Some experts have predicted that Nigeria’s inflation rate may decelerate marginally in March after two consecutive rise.
The Chief Executive Officer of Financial Derivatives Company, Bismarck Rewane, said during a presentation titled ‘Global Tremor but No Contagion’ at the April Breakfast Meeting of the Lagos Business School that the inflation for March 2023 will drop marginally by 0.06 per cent to 21.85 per cent.
Rewane said, “Inflation will likely fall marginally by 0.06 per cent to 21.85 per cent in March due to exchange rate appreciation, base effects and reduction in transportation costs.”
The country’s inflation rate stood at 21.91 per cent in February, according to the National Bureau of Statistics.
In his presentation, Rewane projected that the core inflation rate would drop to 18.54 per cent from 18.84 per cent which the NBS disclosed for February 2023, while food inflation was expected to dip to 23.83 per cent, from 24.35 per cent.
However, he claimed that the monthly inflation rate was expected to remain flat at 1.71 per cent.
According to Rewane, inflation is largely driven by money supply growth, in this case, the integration of old and new naira notes to increase currency in circulation, the appreciation of the naira at the parallel market by 1.32 per cent to $/N745, also a significant decline had been recorded in diesel price, which dropped by 12.78 per cent to N710/per cent.
In his submission, Professor of Marketing and Faculty Director at Lagos Business School, Uchenna Uzo, agreed that the projected dip in inflation figure would be marginal and temporary.
He said, “I believe so, though it is going to be marginal for the very reasons he (Rewane) has given but also because you know that consumers now are sceptical of the banks’ ability to provide cash to them, given the cash crunch situation that we had. So, you are going to have people keeping the money that they have, not being willing to spend as before, waiting to see how the cash supply improves.
“That is going to reduce inflation to some extent, but when things normalise a bit more, we are likely to see inflation picking up again. But I think recovery, now that the elections are out of the way, is going to come in the next coming months, gradually, as we know the policy direction of the new administration and everybody is looking for stability after months of instability.”
Professor of Economics at Babcock University, Segun Ajibola, stated that the cash crunch in the country would be the cause of the dip in the inflation rate if it happened.
Ajibola said that March was a tough month for traders and suppliers, especially of perishable goods, as they had to sell below the cost price and this in turn would impact the inflation figure.
He called the possibility of the dip a disequilibrium that would be reversed when the economy stabilises.
“It was a tough month because of the impact of the insufficiency of cash in and around the economy. Traders and suppliers, especially of perishable commodities and commodities with very short shelf life had to sell off at highly discounted rates, some below cost, just to salvage what they could out of such produce.
“When people do not have cash, it is difficult for them to buy. To encourage people to part with the little cash that they had, the prices had to be brought down even in some cases below cost,” he noted.

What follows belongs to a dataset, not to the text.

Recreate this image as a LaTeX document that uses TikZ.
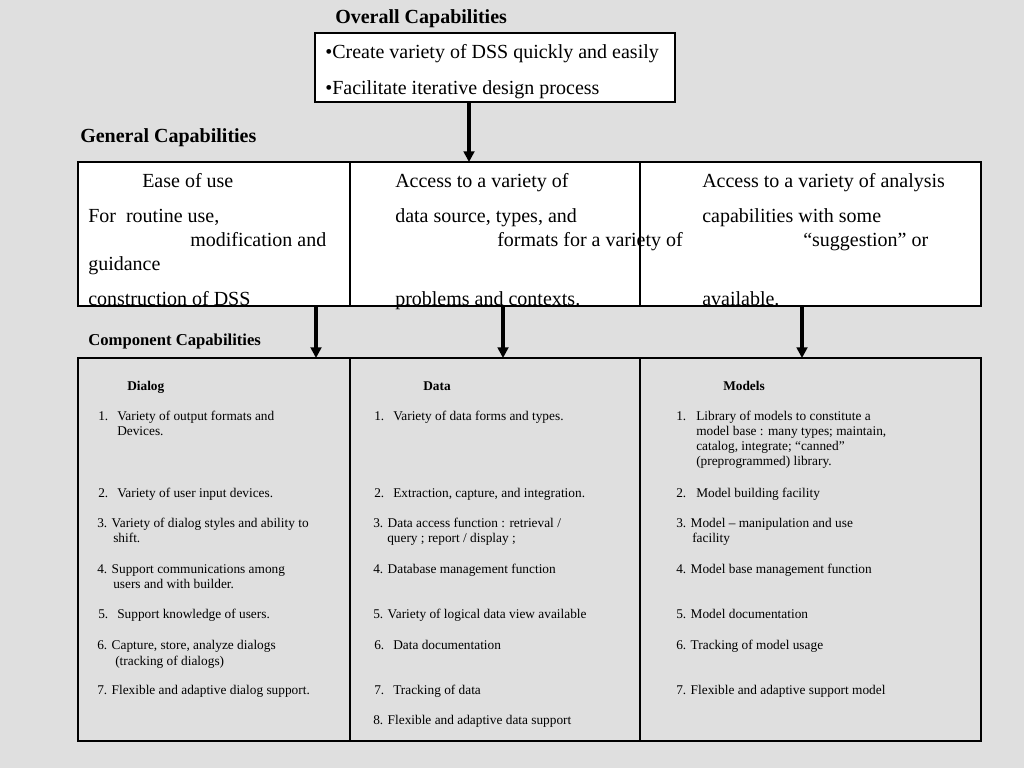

Sharing his own experience on his farm, the economist revealed that he had to sell some of his farm produce at discounted rates, so they would not go bad.
“I am a living witness to the experience I had on my farm. Some produce were getting spoilt and some had to be disposed of at whatever price. It is not impossible for the inflation rate to come down but it will depend on the rate of the affected commodities. Everyone did not sell in desperation.
“If the rate eventually shows a downward trend, I doubt if it is sustainable. When the economy stabilises, when access to cash becomes fully guaranteed, we will be back to normalcy, back to the place of equilibrium. In April, and May, we will see a return to the full colour of the inflationary trend,” Ajibola asserted.
Meanwhile, Rewane, stated that the collapse of Silicon Valley Bank and Signature Bank in the United States of America would squeeze funding for fintech startups in Nigeria.
He said, “The SVB is a major financier of tech startups and venture capital in the United States of America. The collapse of SVB and the Signature Bank crisis will squeeze and restrain funding to fintech startups in Nigeria. Nigeria’s fintech space is likely to come under pressure.”
The collapse of the US banks had led to massive sell-offs of global banking stocks as investor jitters sent the market into turmoil.
According to Rewane, the total value of fintech startup funding by Venture Capital jumped to $536.7mn in 2021 from $20.9mn in 2015 before declining to $507mn in 2022.